§ Your objective: Check each line of the material below for "this", then copy the ones that contain it.

§ Data records:
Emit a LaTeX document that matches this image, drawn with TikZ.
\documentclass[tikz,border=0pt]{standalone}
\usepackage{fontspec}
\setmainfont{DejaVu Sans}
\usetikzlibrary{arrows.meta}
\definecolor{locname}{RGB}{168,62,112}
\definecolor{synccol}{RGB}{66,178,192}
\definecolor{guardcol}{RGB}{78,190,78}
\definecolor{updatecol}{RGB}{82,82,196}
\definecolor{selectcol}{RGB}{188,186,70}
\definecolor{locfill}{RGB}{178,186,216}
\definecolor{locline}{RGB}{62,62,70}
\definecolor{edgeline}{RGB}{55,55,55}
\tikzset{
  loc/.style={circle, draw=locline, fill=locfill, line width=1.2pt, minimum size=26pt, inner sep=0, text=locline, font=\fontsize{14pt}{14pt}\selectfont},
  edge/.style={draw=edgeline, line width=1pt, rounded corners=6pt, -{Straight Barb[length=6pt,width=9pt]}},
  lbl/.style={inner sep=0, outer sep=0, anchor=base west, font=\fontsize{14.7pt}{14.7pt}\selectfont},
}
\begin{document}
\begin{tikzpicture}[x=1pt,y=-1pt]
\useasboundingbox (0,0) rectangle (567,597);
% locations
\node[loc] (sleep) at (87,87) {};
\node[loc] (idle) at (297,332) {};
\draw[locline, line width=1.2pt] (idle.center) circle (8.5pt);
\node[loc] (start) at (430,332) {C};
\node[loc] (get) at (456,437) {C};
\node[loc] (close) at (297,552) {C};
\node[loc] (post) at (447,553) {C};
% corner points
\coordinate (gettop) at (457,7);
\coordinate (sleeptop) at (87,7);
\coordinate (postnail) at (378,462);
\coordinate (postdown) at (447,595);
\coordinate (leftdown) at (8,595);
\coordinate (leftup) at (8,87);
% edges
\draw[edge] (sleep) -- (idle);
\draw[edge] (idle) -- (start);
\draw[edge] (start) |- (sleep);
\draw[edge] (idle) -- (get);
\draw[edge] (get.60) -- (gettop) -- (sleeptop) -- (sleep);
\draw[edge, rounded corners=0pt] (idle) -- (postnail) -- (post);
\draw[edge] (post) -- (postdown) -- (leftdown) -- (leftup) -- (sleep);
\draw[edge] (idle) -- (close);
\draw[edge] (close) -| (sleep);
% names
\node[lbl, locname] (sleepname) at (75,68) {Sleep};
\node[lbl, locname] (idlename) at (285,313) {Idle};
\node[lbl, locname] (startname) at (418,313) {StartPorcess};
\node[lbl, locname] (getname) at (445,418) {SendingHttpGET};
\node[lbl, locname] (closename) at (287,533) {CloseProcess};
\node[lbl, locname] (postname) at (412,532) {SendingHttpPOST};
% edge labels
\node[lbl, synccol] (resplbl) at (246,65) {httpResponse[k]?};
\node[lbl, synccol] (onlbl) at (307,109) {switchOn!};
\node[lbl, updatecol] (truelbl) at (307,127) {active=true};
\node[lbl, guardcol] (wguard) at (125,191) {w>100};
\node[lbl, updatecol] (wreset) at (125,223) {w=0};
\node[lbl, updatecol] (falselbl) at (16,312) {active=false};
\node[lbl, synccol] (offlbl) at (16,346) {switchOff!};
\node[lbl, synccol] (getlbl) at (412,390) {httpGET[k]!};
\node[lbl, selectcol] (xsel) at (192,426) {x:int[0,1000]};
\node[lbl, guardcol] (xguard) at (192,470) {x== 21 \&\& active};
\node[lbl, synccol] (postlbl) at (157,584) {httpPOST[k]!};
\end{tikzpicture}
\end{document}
...
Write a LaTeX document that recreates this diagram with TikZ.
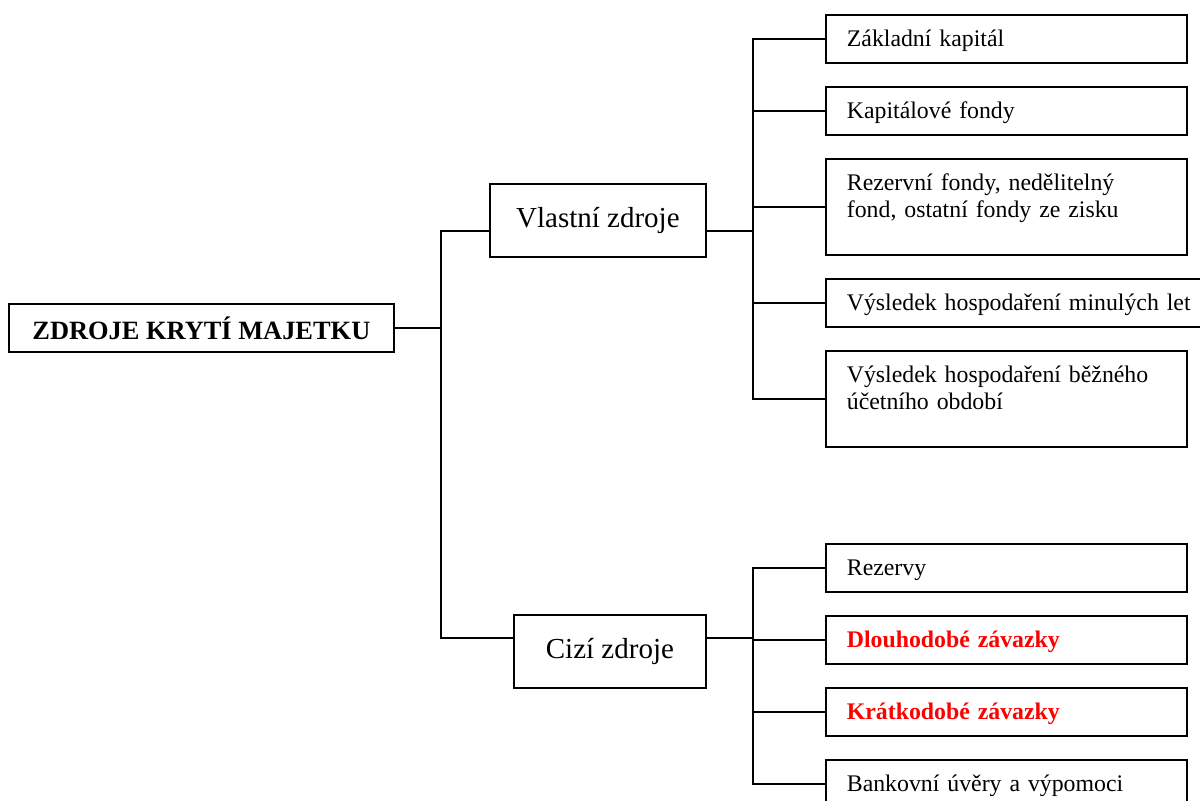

§ The response:
Emit a LaTeX document that matches this image, drawn with TikZ.
Write a LaTeX document that recreates this diagram with TikZ.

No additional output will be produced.